Work instructions —
Among the lines of the listing below, retype exactly those from the one containing "Emit a web page" through the one containing "const barColors = ['#00458a', '#7030a0', '#5cad2a'];", both included. Do not include pictures.

Dataset entries —
----------------

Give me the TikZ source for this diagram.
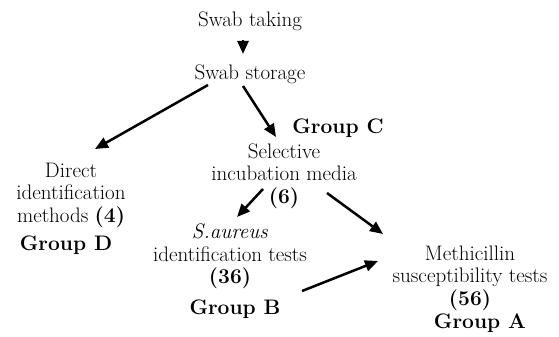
\documentclass[tikz,border=0pt]{standalone}
\usetikzlibrary{arrows.meta}
\begin{document}
\begin{tikzpicture}[x=1pt,y=-1pt,
  txt/.style={font=\fontsize{21}{22.5}\selectfont, align=center, inner sep=0pt},
  grp/.style={font=\fontsize{21}{22.5}\selectfont\bfseries, inner sep=0pt, anchor=base},
  arr/.style={line width=2.5pt, -{Triangle[length=13pt,width=11pt]}}]
\path[use as bounding box] (0,0) rectangle (559,337);

\node[txt, anchor=base] (take) at (250,27) {Swab taking};
\node[txt, anchor=base] (stor) at (250,79) {Swab storage};
\node[grp] (grpC) at (338,133) {Group C};
\node[txt, anchor=north] (sel) at (284,143.4) {Selective\\incubation media\\\textbf{(6)}};
\node[txt, anchor=north] (direct) at (71,162.7) {Direct\\identification\\methods \textbf{(4)}};
\node[grp] (grpD) at (66,250) {Group D};
\node[txt, anchor=north] (saur) at (230,223.7) {\textit{S.aureus}\\identification tests\\\textbf{(36)}};
\node[grp] (grpB) at (235,314) {Group B};
\node[txt, anchor=north] (meth) at (470,245.4) {Methicillin\\susceptibility tests\\\textbf{(56)}};
\node[grp] (grpA) at (480,328) {Group A};

\draw[arr] ([shift={(-7,13)}]take.base) -- ([shift={(-7,-25)}]stor.base);
\draw[arr] ([shift={(-42,6)}]stor.base) -- ([shift={(24,-13.7)}]direct.north);
\draw[arr] ([shift={(-7,7)}]stor.base) -- ([shift={(-8,-6.4)}]sel.north);
\draw[arr] ([shift={(-21,45.6)}]sel.north) -- ([shift={(7,-6.7)}]saur.north);
\draw[arr] ([shift={(43,49.6)}]sel.north) -- ([shift={(-87,-11.4)}]meth.north);
\draw[arr] ([shift={(67,-23)}]grpB.base) -- ([shift={(-92,15.6)}]meth.north);
\end{tikzpicture}
\end{document}
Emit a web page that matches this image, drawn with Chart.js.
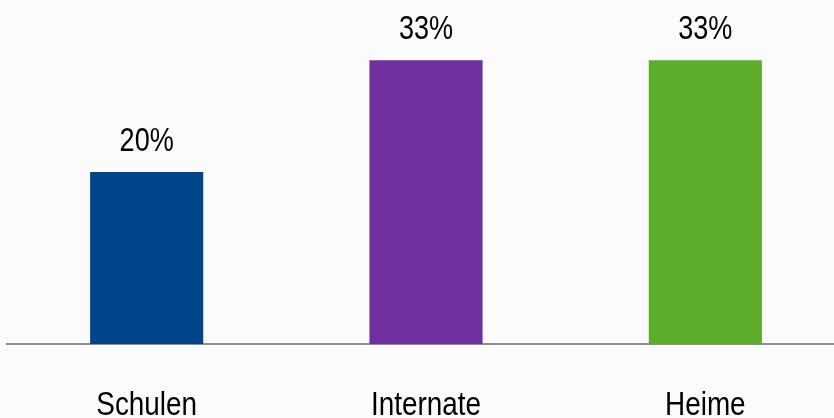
<!DOCTYPE html>
<html>
<head>
<meta charset="utf-8">
<script src="https://cdn.jsdelivr.net/npm/chart.js@4"></script>
<style>
  html, body { margin: 0; padding: 0; background: #fbfbfb; overflow: hidden; }
  #box { width: 845px; height: 418px; }
</style>
</head>
<body>
<div id="box"><canvas id="share-chart"></canvas></div>
<script>
const categories = ['Schulen', 'Internate', 'Heime'];
const shares = [20, 33, 33];
const barColors = ['#00458a', '#7030a0', '#5cad2a'];

const fontName = '"Liberation Sans", Arial, sans-serif';
const squeeze = 0.82; // the original uses a narrow face

function narrowText(ctx, text, x, y) {
    ctx.save();
    ctx.translate(x, y);
    ctx.scale(squeeze, 1);
    ctx.fillText(text, 0, 0);
    ctx.restore();
}

// percentages above the bars and category names under the axis
const textLabels = {
    id: 'textLabels',
    afterDatasetsDraw(chart) {
        let ctx = chart.ctx;
        let xScale = chart.scales.x;
        ctx.save();
        ctx.fillStyle = '#000';
        ctx.textAlign = 'center';
        ctx.textBaseline = 'alphabetic';
        ctx.font = '33px ' + fontName;
        chart.getDatasetMeta(0).data.forEach((bar, i) => {
            narrowText(ctx, shares[i] + '%', bar.x, bar.y - 21);
        });
        ctx.font = '34px ' + fontName;
        categories.forEach((name, i) => {
            narrowText(ctx, name, xScale.getPixelForValue(i), xScale.bottom + 71);
        });
        ctx.restore();
    }
};

let shareChart = new Chart(document.getElementById('share-chart').getContext('2d'), {
    type: 'bar',
    data: {
        labels: categories,
        datasets: [{
            data: shares,
            backgroundColor: barColors,
            borderWidth: 0,
            barPercentage: 0.405,
            categoryPercentage: 1
        }]
    },
    options: {
        responsive: true,
        maintainAspectRatio: false,
        animation: false,
        layout: { padding: { left: 7, right: 0, top: 0, bottom: 74 } },
        plugins: { legend: { display: false }, tooltip: { enabled: false } },
        scales: {
            x: {
                grid: { display: false, drawTicks: false },
                border: { color: '#8f8f8f', width: 2 },
                ticks: { display: false }
            },
            y: {
                display: false,
                min: 0,
                max: 40
            }
        }
    },
    plugins: [textLabels]
});
</script>
</body>
</html>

----------------

Exercise response —
Emit a web page that matches this image, drawn with Chart.js.
<!DOCTYPE html>
<html>
<head>
<meta charset="utf-8">
<script src="https://cdn.jsdelivr.net/npm/chart.js@4"></script>
<style>
  html, body { margin: 0; padding: 0; background: #fbfbfb; overflow: hidden; }
  #box { width: 845px; height: 418px; }
</style>
</head>
<body>
<div id="box"><canvas id="share-chart"></canvas></div>
<script>
const categories = ['Schulen', 'Internate', 'Heime'];
const shares = [20, 33, 33];
const barColors = ['#00458a', '#7030a0', '#5cad2a'];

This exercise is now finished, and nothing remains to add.